A study published in the British Journal of Haematology assessed updated survival data from a phase II trial of melphalan flufenamide plus dexamethasone in patients with relapsed/refractory multiple myeloma (RRMM).

Melphalan flufenamide (melflufen) is a peptide-drug conjugate currently under review by the U.S. Food and Drug Administration for the treatment of RRMM.

The open-label, multicenter, phase I/II O-12-M1 trial assessed patients with RRMM who received at least two prior lines of therapy, including lenalidomide and bortezomib. A total of 45 patients received one dose of melflufen 40 mg intravenously plus once weekly dexamethasone 40 mg orally, for up to eight 28-day cycles. Follow-up was conducted every three months for a median 28 months.

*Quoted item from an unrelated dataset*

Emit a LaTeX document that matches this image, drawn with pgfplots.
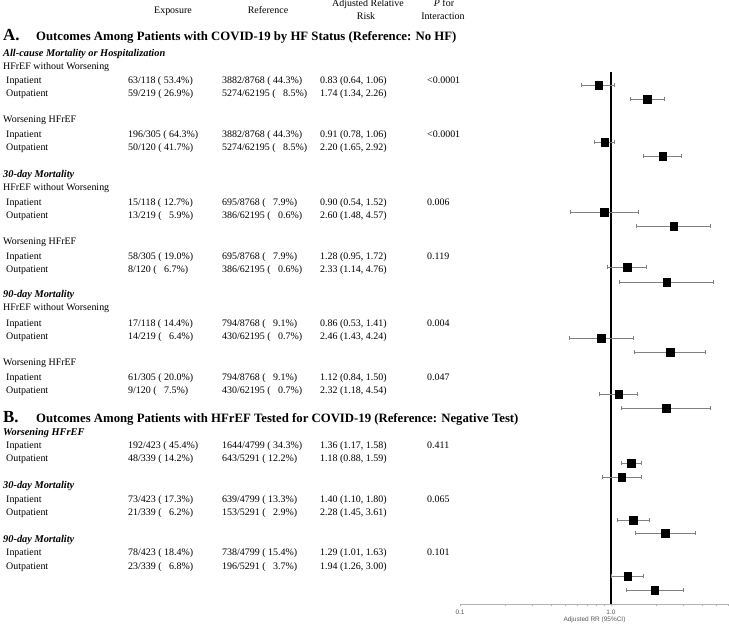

Overall, the combination demonstrated durable responses at first data cutoff. The overall response rate was 31%, with a median response duration of 8.4 months (95% confidence interval [CI], 4.6-9.6 months). Median progression-free survival (PFS) and overall survival (OS) were 5.7 and 20.7 months, respectively. The most common grade 3/4 adverse events (AEs) were thrombocytopenia and neutropenia. Non-hematological AEs were infrequent, and no severe bleeding events occurred.

About half (49%) of patients were still alive at time of data cutoff, so a protocol amendment was added for an updated OS evaluation. Nineteen patients were reevaluated, none of whom remained on treatment. At a median follow-up of 46 months, median OS for the entire population remained consistent at 20.7 months (95% CI, 11.8-41.3). Median PFS also remained unchanged at 5.7 months (95% CI, 3.7-9.2). Median time‐to‐next treatment was 7.9 months.

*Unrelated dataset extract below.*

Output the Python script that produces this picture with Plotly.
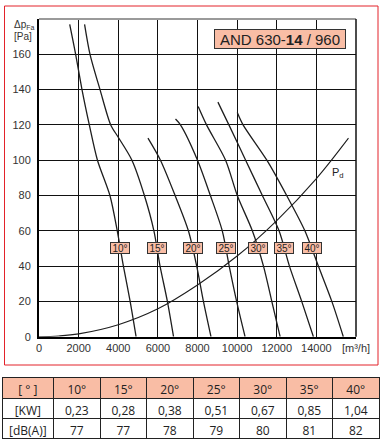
import numpy as np
import plotly.graph_objects as go

# ---------------- data ----------------
angles = ["10°", "15°", "20°", "25°", "30°", "35°", "40°"]

q_10 = [1550, 1850, 2170, 2540, 2950, 3580, 3950, 4260, 4600, 4900]
p_10 = [177, 160, 140, 120, 100, 80, 60, 40, 20, 0]

q_15 = [2300, 2575, 3080, 3620, 4000, 4690, 5320, 5800, 6110, 6480, 6790]
p_15 = [177, 160, 140, 120, 113, 100, 80, 60, 40, 20, 0]

q_20 = [5500, 6130, 6870, 7540, 7960, 8300, 8680]
p_20 = [112.5, 100, 80, 60, 40, 20, 0]

q_25 = [6890, 7140, 8000, 8650, 9250, 9600, 9975, 10400]
p_25 = [123.3, 120, 100, 80, 60, 40, 20, 0]

q_30 = [8035, 8456, 9418, 10008, 10768, 11330, 11750, 12170]
p_30 = [130.4, 120, 100, 80, 60, 40, 20, 0]

q_35 = [9030, 9585, 10430, 11274, 12116, 12640, 13260, 13850]
p_35 = [132.9, 120, 100, 80, 60, 40, 20, 0]

q_40 = [10008, 10300, 11500, 12500, 13420, 14100, 14780, 15360]
p_40 = [127, 120, 100, 80, 60, 40, 20, 0]

q_pd = [0, 1000, 2000, 4000, 6000, 8000, 10000, 12000, 14000, 15620]
p_pd = [0, 0.4, 1.6, 6.8, 15.8, 29.3, 45.7, 65.8, 89.6, 112.5]

x_ticks = [0, 2000, 4000, 6000, 8000, 10000, 12000, 14000, 16000]
x_ticktext = ["0", "2000", "4000", "6000", "8000", "10000", "12000", "14000", "[m³/h]"]
y_ticks = [0, 20, 40, 60, 80, 100, 120, 140, 160]

table_header = ["[ ° ]"] + angles
row_labels = ["[KW]", "[dB(A)]"]
power_kw = ["0,23", "0,28", "0,38", "0,51", "0,67", "0,85", "1,04"]
noise_db = [77, 77, 78, 79, 80, 81, 82]

title_text = "AND 630-<b>14</b> / 960"

# ---------------- figure ----------------
W, H = 380, 442
curves = [(q_10, p_10), (q_15, p_15), (q_20, p_20), (q_25, p_25),
          (q_30, p_30), (q_35, p_35), (q_40, p_40)]

fig = go.Figure()
LINE = "#1e1e1e"
SALMON = "#f9bda5"
FONT = "Liberation Sans, Arial, sans-serif"

for q, p in curves:
    fig.add_trace(go.Scatter(x=q, y=p, mode="lines",
                             line=dict(color=LINE, width=1.3, shape="spline", smoothing=0.8),
                             hoverinfo="skip", showlegend=False))

fig.add_trace(go.Scatter(x=q_pd, y=p_pd, mode="lines",
                         line=dict(color=LINE, width=1.1, shape="spline", smoothing=1.0),
                         hoverinfo="skip", showlegend=False))

# angle labels placed on the curves at 50 Pa
for name, (q, p) in zip(angles, curves):
    xq = float(np.interp(50, p[::-1], q[::-1]))
    fig.add_annotation(x=xq, y=50, xref="x", yref="y", text=name, showarrow=False,
                       font=dict(family=FONT, size=10, color="#222"),
                       bgcolor=SALMON, bordercolor="#333", borderwidth=1,
                       borderpad=0, width=18, height=10)

# Pd label
fig.add_annotation(x=15070, y=93, xref="x", yref="y", text="P<sub>d</sub>",
                   showarrow=False, font=dict(family=FONT, size=11, color="#222"))

# title box
fig.add_annotation(x=12150, y=168.6, xref="x", yref="y", text=title_text,
                   showarrow=False, font=dict(family=FONT, size=15, color="#222"),
                   bgcolor=SALMON, bordercolor="#333", borderwidth=1,
                   borderpad=0, width=130, height=18)

# y axis title
fig.add_annotation(x=12 / W, y=1 - 17 / H, xref="paper", yref="paper",
                   text="Δp<sub>Fa</sub>", showarrow=False, xanchor="left", yanchor="top",
                   font=dict(family=FONT, size=10, color="#333"))
fig.add_annotation(x=12 / W, y=1 - 36 / H, xref="paper", yref="paper",
                   text="[Pa]", showarrow=False, xanchor="left", yanchor="middle",
                   font=dict(family=FONT, size=10, color="#333"))

# table
fig.add_trace(go.Table(
    domain=dict(x=[2 / W, 379 / W], y=[1 - 440 / H, 1 - 377 / H]),
    columnwidth=[51.6] + [46.5] * 7,
    header=dict(values=table_header, fill_color=SALMON, height=21,
                line=dict(color="#222", width=1), align="center",
                font=dict(family="Open Sans, sans-serif", size=12, color="#222")),
    cells=dict(values=[row_labels] + [[k, d] for k, d in zip(power_kw, noise_db)],
               fill_color="white", height=20,
               line=dict(color="#222", width=1), align="center",
               font=dict(family="Open Sans, sans-serif", size=12, color="#222")),
))

x0p, x1p = 39 / W, 356 / W
y0p, y1p = 1 - 336.7 / H, 1 - 19 / H

fig.update_layout(
    width=W, height=H,
    margin=dict(l=0, r=0, t=0, b=0, autoexpand=False),
    paper_bgcolor="white", plot_bgcolor="white",
    showlegend=False,
    xaxis=dict(domain=[x0p, x1p], range=[0, 16000], tickvals=x_ticks, ticktext=x_ticktext,
               automargin=False,
               showgrid=True, gridcolor="#111", gridwidth=1, zeroline=False,
               showline=True, linecolor="#000", linewidth=2, ticks="",
               tickfont=dict(family=FONT, size=11, color="#333"), fixedrange=True),
    yaxis=dict(domain=[y0p, y1p], range=[0, 180], tickvals=y_ticks,
               automargin=False,
               showgrid=True, gridcolor="#111", gridwidth=1, zeroline=False,
               showline=True, linecolor="#000", linewidth=2, ticks="",
               ticklabelstandoff=4,
               tickfont=dict(family=FONT, size=11, color="#333"), fixedrange=True),
    shapes=[
        dict(type="line", xref="paper", yref="paper", x0=x0p, x1=x1p, y0=y1p, y1=y1p,
             line=dict(color="#9a9a9a", width=2)),
        dict(type="line", xref="paper", yref="paper", x0=x1p, x1=x1p, y0=y0p, y1=y1p,
             line=dict(color="#111", width=1.5)),
        dict(type="rect", xref="paper", yref="paper", x0=4.5 / W, x1=378 / W,
             y0=1 - 365 / H, y1=1 - 6 / H, line=dict(color="#e3222a", width=1)),
    ],
)

fig.write_html("out.html", config={"displayModeBar": False},
               post_script="document.body.style.margin='0';document.body.style.overflow='hidden';")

In a post-hoc analysis, median OS for patients with International Staging System (ISS) stage I, II, and III RRMM at baseline was not met, 18.7 months (95% CI, 6.1-41.3), and 5.0 months (95% CI, 1.7-10.0), respectively. Patients who achieved at least a partial response had a median OS of 21.1 months, and those who achieved stable disease after treatment had a median OS of 47.1 months.

“In conclusion, the results of the present O‐12‐M1 long‐term survival analysis in the context of a mature phase I/II study suggest that melflufen plus dexamethasone treatment can lead to long‐term benefit in patients with advanced RRMM in whom other available therapies have failed,” the authors wrote.